In relying on the outdated article, the bankruptcy court held that because Abe’s is a juridical person, it is not a community enterprise and therefore the article 2369.3 duty does not apply to its management. Hank Ton argues that this holding is contrary to law and that the revision notes make clear that the article 2369.3 duty applies to "all community assets, regardless of their form."22 Indeed, Louisiana courts have held that the article 2369.3 duty applies to the management of former community juridical persons. In Granger v. Granger, the Louisiana Third Circuit Court of Appeal held that a husband violated his duty under article 2369.3 when he allowed a closely held community corporation to fail in the interim period between the petition for divorce and the final divorce decree.23 In Ellington v. Ellington, the Louisiana Second Circuit Court of Appeal held that the cashing in and use of a $500,000 certificate of deposit to reduce the debt of a community corporation was not a violation of the article 2369.3 duty where it did not rise to the level of mismanagement or diversion.24 Accordingly, the bankruptcy court erred in holding that article 2369.3 did not apply to Hank Ton’s management of Abe’s. The bankruptcy court must consider on remand whether Hank Ton’s liquidation of the life insurance policy and use of its proceeds for Abe’s operations was in keeping with his duty under article 2369.3.

CONCLUSION

For the foregoing reasons, the partition judgment of the bankruptcy court is VACATED, and this matter is REMANDED for further proceedings consistent with this opinion.

New Orleans, Louisiana this 29th day of June, 2020.

JANE TRICHE MILAZZO
UNITED STATES DISTRICT JUDGE

FOOTNOTES

1In re Amco Ins., 444 F.3d 690, 694 (5th Cir. 2006).

2Doc. 16-1 at 13.

3Doc. 16-1 at 38.

4LA. CIV. CODE art. 2361.

5Sims v. Sims, 677 So. 2d 663, 665 (La. App. 2 Cir. 1996) ("[O]nce the husband established that the debt had been incurred during the community regime, he benefited from the Article 2361 presumption without any necessity to present further evidence. It then became incumbent upon Janice to show, under La.C.C. Art. 2363, that her former spouse committed an ‘intentional wrong’ not for the benefit of the community.").

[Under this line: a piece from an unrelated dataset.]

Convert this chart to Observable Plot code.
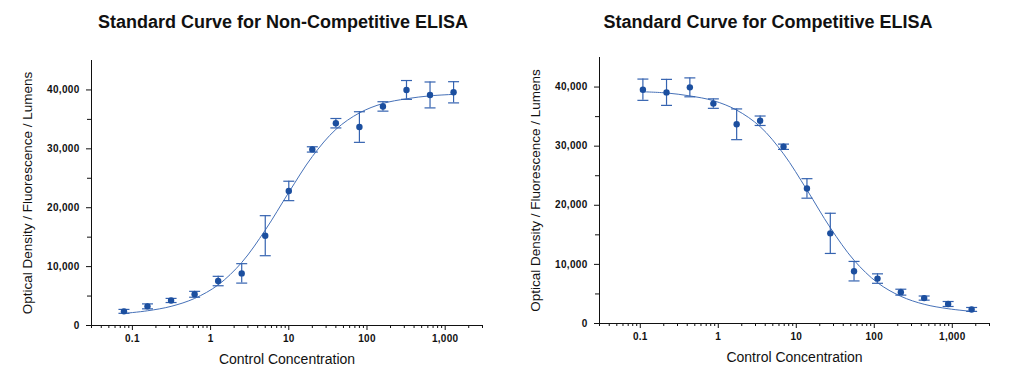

6In her brief, Lynda Ton made the following conclusory statements without support: "Hank Ton’s criminal FICA tax fraud was an ‘intentional wrong’ that did not benefit both spouses. To the contrary, it harmed Lynda Ton. Only Hank Ton received the money from his fraud, money for which he has never accounted for." Doc. 16.

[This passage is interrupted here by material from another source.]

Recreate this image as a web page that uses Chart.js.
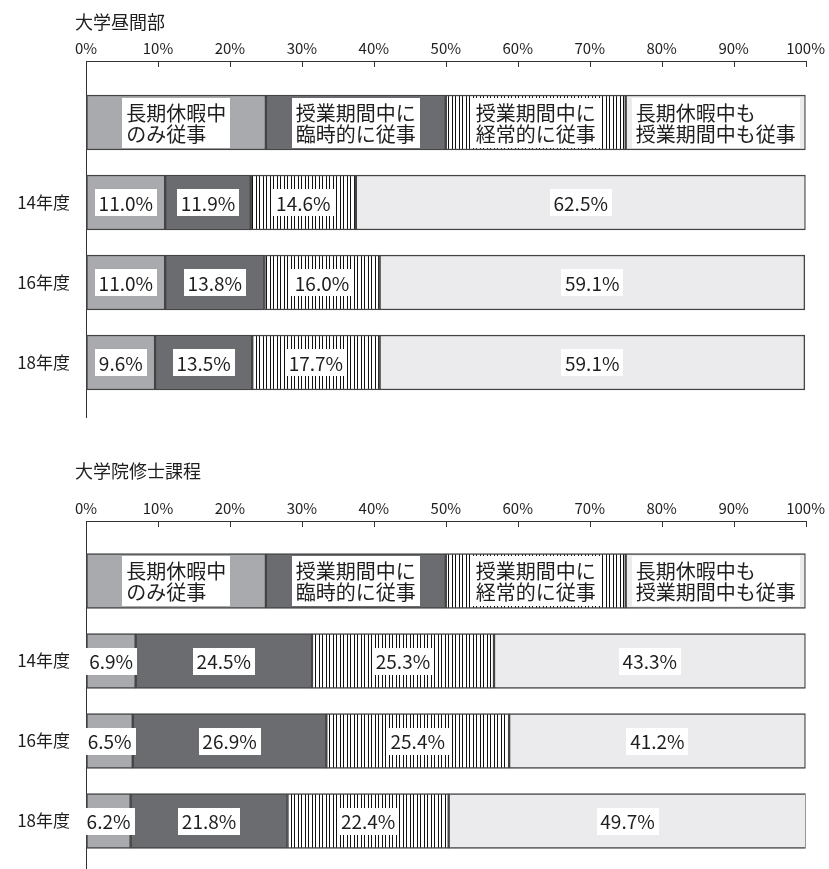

7Franz v. Franz, 729 So. 2d 724, 725 (La. App. 1 Cir. 1999).

8LA. CIV. CODE art. 2361.

9Webb v. Webb, 263 So. 3d 321, 324 (La. 2018).

10Id.

11Id.

12Id.

13Id.

14Id.

15Id. at 328.

16Doc. 16-1.

17Doc. 16-1.

18Id.

19Having found that there was no factual basis for the damages assessed against Hank Ton, this Court need not consider his additional argument regarding the court’s alleged error in its adjustment analysis.

20LA. CIV. CODE art. 2350.

21LA. CIV. CODE art. 2369.3 cmt. (a).

22Id.

23967 So. 2d 540, 544 (La. App. 3 Cir. 2007); see also Duffy v. Millet, 2018 WL 5305095, at *4 (La. App. 5 Cir. 2018) ("To the extent Richard may be mismanaging [the community’s LLC] minority interest to the detriment of the community — which Danya has neither pleaded nor shown — La. C.C. art. 2369.3 affords Danya a right of action for damages against Richard for such mismanagement.").

24842 So. 2d 1160, 1175 (La. App. 2 Cir. 2003).